Sure, he’s a likable character, I suppose (it’s the googly eyes–they’re irresistible!), but this Money fellow raises many questions. How does he get around? He doesn’t have legs, arms, or any other obvious means of locomotion, yet he is ubiquitous. A second and related question is how does he manage to travel so far? If he can’t propel himself, does he hitch rides on planes and cars? How does he afford all this travel? Does he spend himself? If so, does that mean you get less money if you sign up with Geico? Also, what is the Money’s incentive? Surely he cannot want to get paid–he is money. Does he crave human attention? Is he lonely? Is he dangerous?
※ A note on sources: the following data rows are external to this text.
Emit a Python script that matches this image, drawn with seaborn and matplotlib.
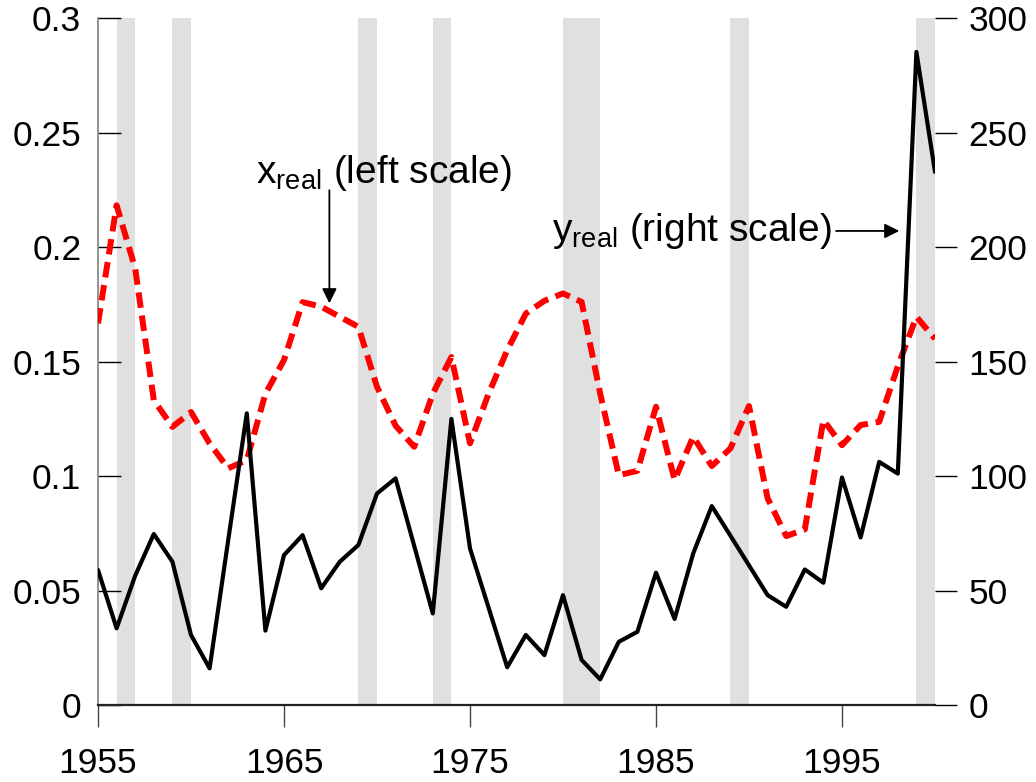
import numpy as np
import pandas as pd
import matplotlib
matplotlib.use("Agg")
import matplotlib.pyplot as plt
import seaborn as sns

# ---- data ----
years = list(range(1955, 2001))
x_real = [0.1667, 0.2183, 0.1907, 0.1332, 0.1215, 0.1280, 0.1143, 0.1034, 0.1070, 0.1360,
          0.1507, 0.1760, 0.1740, 0.1696, 0.1652, 0.1390, 0.1220, 0.1128, 0.1360, 0.1520,
          0.1143, 0.1360, 0.1550, 0.1710, 0.1766, 0.1798, 0.1761, 0.1360, 0.1004, 0.1023,
          0.1303, 0.0983, 0.1172, 0.1044, 0.1121, 0.1306, 0.0903, 0.0738, 0.0767, 0.1245,
          0.1135, 0.1223, 0.1237, 0.1480, 0.1696, 0.1600]
y_real = [59.0, 33.5, 56.5, 74.7, 62.6, 30.6, 16.0, 72.0, 127.4, 32.5,
          65.5, 74.2, 51.0, 62.6, 69.9, 92.4, 99.0, 69.5, 40.0, 125.0,
          68.4, 42.5, 16.5, 30.6, 21.8, 48.0, 19.7, 11.2, 27.6, 32.0,
          57.8, 37.6, 66.2, 86.9, 74.0, 61.0, 48.0, 42.9, 59.2, 53.4,
          99.4, 73.2, 106.2, 101.1, 285.3, 232.9]
band_starts = [1956, 1959, 1969, 1973, 1980, 1989, 1999]
band_ends = [1957, 1960, 1970, 1974, 1982, 1990, 2000]
left_ticks = [0, 0.05, 0.1, 0.15, 0.2, 0.25, 0.3]
left_labels = ["0", "0.05", "0.1", "0.15", "0.2", "0.25", "0.3"]
right_ticks = [0, 50, 100, 150, 200, 250, 300]
right_labels = ["0", "50", "100", "150", "200", "250", "300"]
x_ticks = [1955, 1965, 1975, 1985, 1995]
x_labels = ["1955", "1965", "1975", "1985", "1995"]

df = pd.DataFrame({"year": years, "x_real": x_real, "y_real": y_real})

sns.set_style("white")
plt.rcParams["font.family"] = ["Liberation Sans", "DejaVu Sans"]
plt.rcParams["mathtext.fontset"] = "custom"
plt.rcParams["mathtext.rm"] = "Liberation Sans"
plt.rcParams["mathtext.it"] = "Liberation Sans"
plt.rcParams["text.color"] = "black"
plt.rcParams["xtick.labelcolor"] = "black"
plt.rcParams["ytick.labelcolor"] = "black"

FS = 25.5
FS_ANN = 28
fig = plt.figure(figsize=(10.36, 7.82), dpi=100)
ax = fig.add_axes([98 / 1036, 1 - 705 / 782, (935 - 98) / 1036, (705 - 18.3) / 782])
ax2 = ax.twinx()

for s, e in zip(band_starts, band_ends):
    ax.axvspan(s, e, color="#e0e0e0", lw=0, zorder=0)

sns.lineplot(data=df, x="year", y="x_real", ax=ax, color="#ff0000", lw=4.3, zorder=3)
ax.lines[-1].set_dashes((2.6, 1.3))
ax.lines[-1].set_dash_capstyle("butt")

sns.lineplot(data=df, x="year", y="y_real", ax=ax2, color="black", lw=3, zorder=4)

ax.set_xlim(1955, 2000)
ax.set_ylim(0, 0.3)
ax2.set_ylim(0, 300)
ax.set_xlabel("")
ax.set_ylabel("")
ax2.set_ylabel("")

ax.set_yticks(left_ticks)
ax.set_yticklabels(left_labels)
ax2.set_yticks(right_ticks)
ax2.set_yticklabels(right_labels)
ax.set_xticks(x_ticks)
ax.set_xticklabels(x_labels)

ax.tick_params(axis="y", direction="in", length=16.5, width=1, pad=12,
               labelsize=FS, color="black", labelcolor="black", left=True)
ax.tick_params(axis="x", direction="out", length=16, width=1, pad=14,
               labelsize=FS, color="#444444", labelcolor="black", bottom=True)
ax2.tick_params(axis="y", direction="out", length=16, width=1, pad=8,
                labelsize=FS, color="black", labelcolor="black", right=True)

for sp in ["top", "right"]:
    ax.spines[sp].set_visible(False)
for sp in ax2.spines.values():
    sp.set_visible(False)
ax.spines["left"].set_color("#808080")
ax.spines["left"].set_linewidth(1.2)
ax.spines["bottom"].set_color("#222222")
ax.spines["bottom"].set_linewidth(1.6)
ax.spines["bottom"].set_zorder(5)

ax.text(1963.48, 0.2281, r"x$_{\mathregular{real}}$ (left scale)", fontsize=FS_ANN,
        ha="left", va="baseline", color="black")
ax.annotate("", xy=(1967.44, 0.1755), xytext=(1967.44, 0.2249),
            arrowprops=dict(arrowstyle="-|>", color="black", lw=1.3,
                            mutation_scale=22, shrinkA=0, shrinkB=0))

ax2.text(1979.39, 202.6, r"y$_{\mathregular{real}}$ (right scale)", fontsize=FS_ANN,
         ha="left", va="baseline", color="black")
ax2.annotate("", xy=(1998.08, 207.1), xytext=(1994.68, 207.1),
             arrowprops=dict(arrowstyle="-|>", color="black", lw=1.3,
                             mutation_scale=22, shrinkA=0, shrinkB=0))

fig.savefig("out.png", dpi=100)
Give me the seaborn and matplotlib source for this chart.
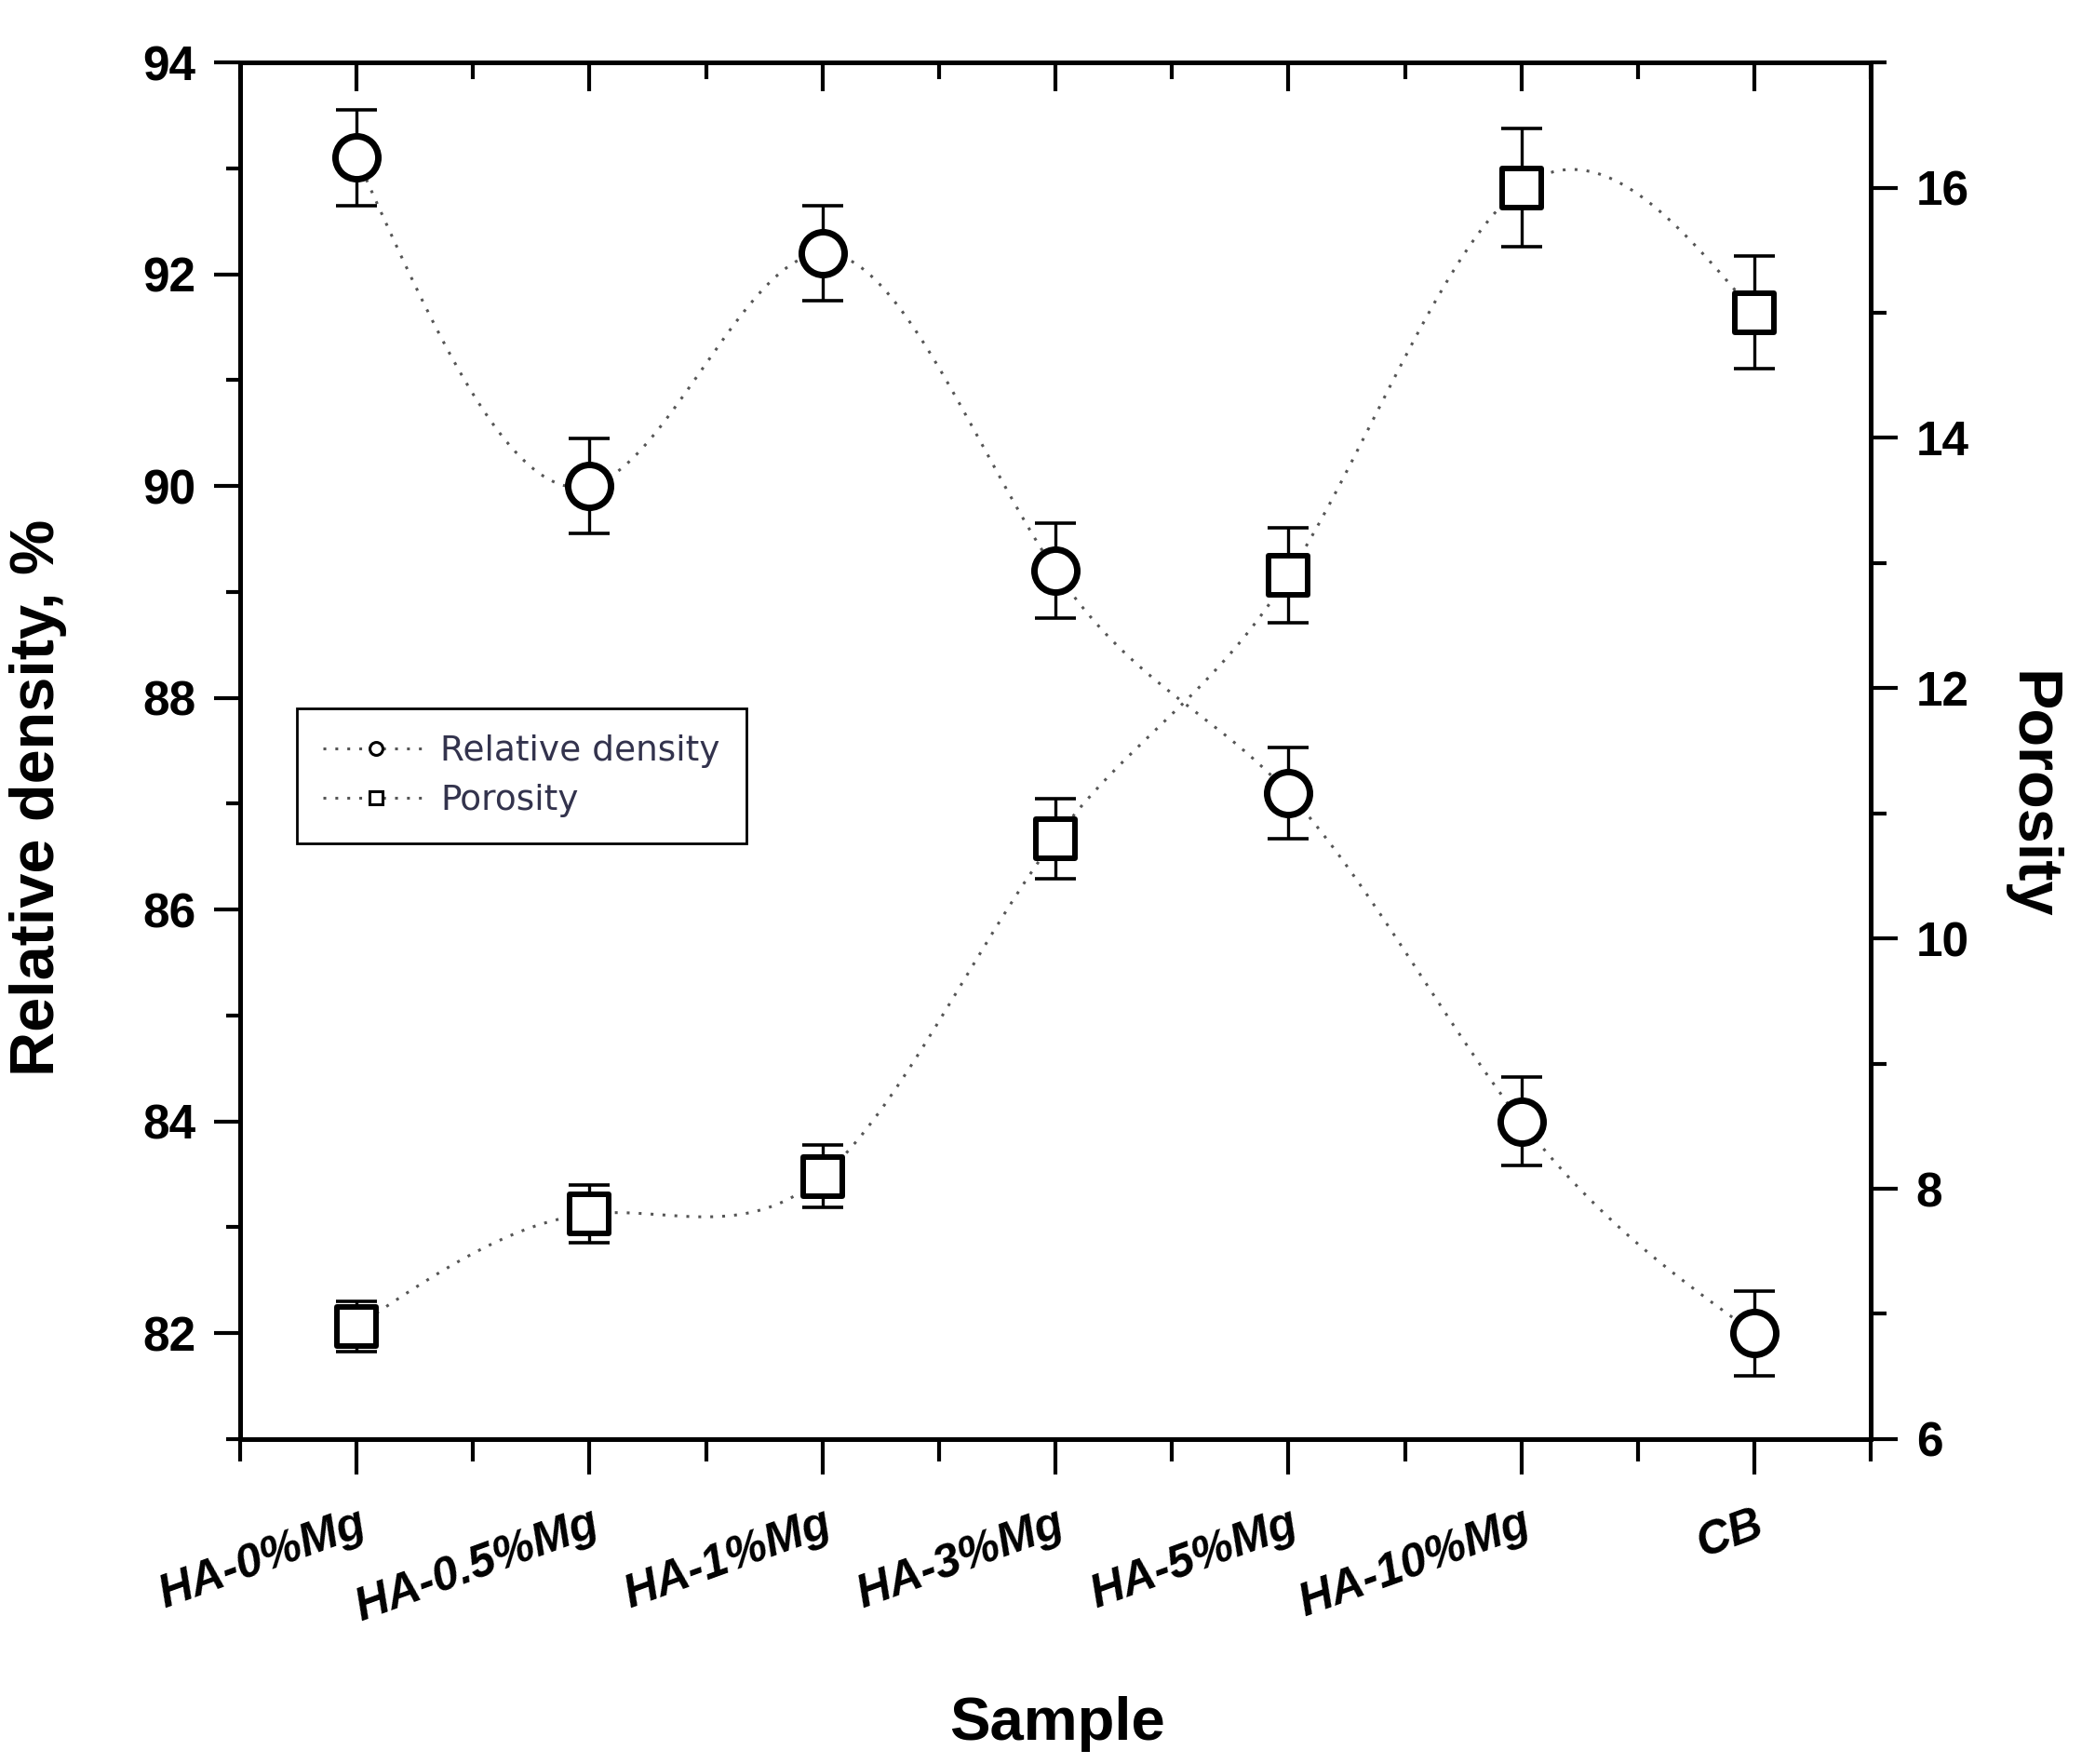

How does he get into places where he isn’t expected?
Yes, the questions surrounding this pile of bills are many and complex, but on a more pragmatic level one question is paramount: how much money is the Money? It is apparent that he goes to great lengths to disguise his actual worth. What do I mean? Well, let’s start with straps. The Money is stacked two bundles high, and both bundles are held together with white and blue straps. Anyone who has experience with currency straps knows that blue straps are for $100 bundles. Blue straps usually are used for piles of one dollar bills; thus, it would seem that the Money is $200 plus two eyes.
But hold on there, my friend. He’s too thin to be made of 100 one-dollar bills. In addition to this fact, there is a further, more intriguing element: the bill on top of him is a five! Perhaps, then, we are to think that the Money is $200 worth of fives? Nay, I tell you, for straps of fives that are $100 are much thinner than the Money is. And lest you think he is made of a strap of fives, which is worth $500, you should know that $500 straps are red.
So what are we to think, then? What is Geico telling us about the money we could be saving with them? It seems to me that two possibilities remain: 1) the Money consists of $200 in some ungodly mish mash of bills; 2) the Money wears his straps like a mask, and there is no way to know for sure how much cash you and I can save by switching to Geico. Given that Geico, like all insurance companies, doesn’t want to promise savings it cannot deliver, it seems most likely that option two is the right one.
Money, I call for you to reveal yourself as you are. Unstrap yourself and lay yourself bare for the world to see. It is the only way for us to truly understand you. Do it for the American people, but, more than that, do it for yourself. It is only by looking within ourselves that we can understand our real value.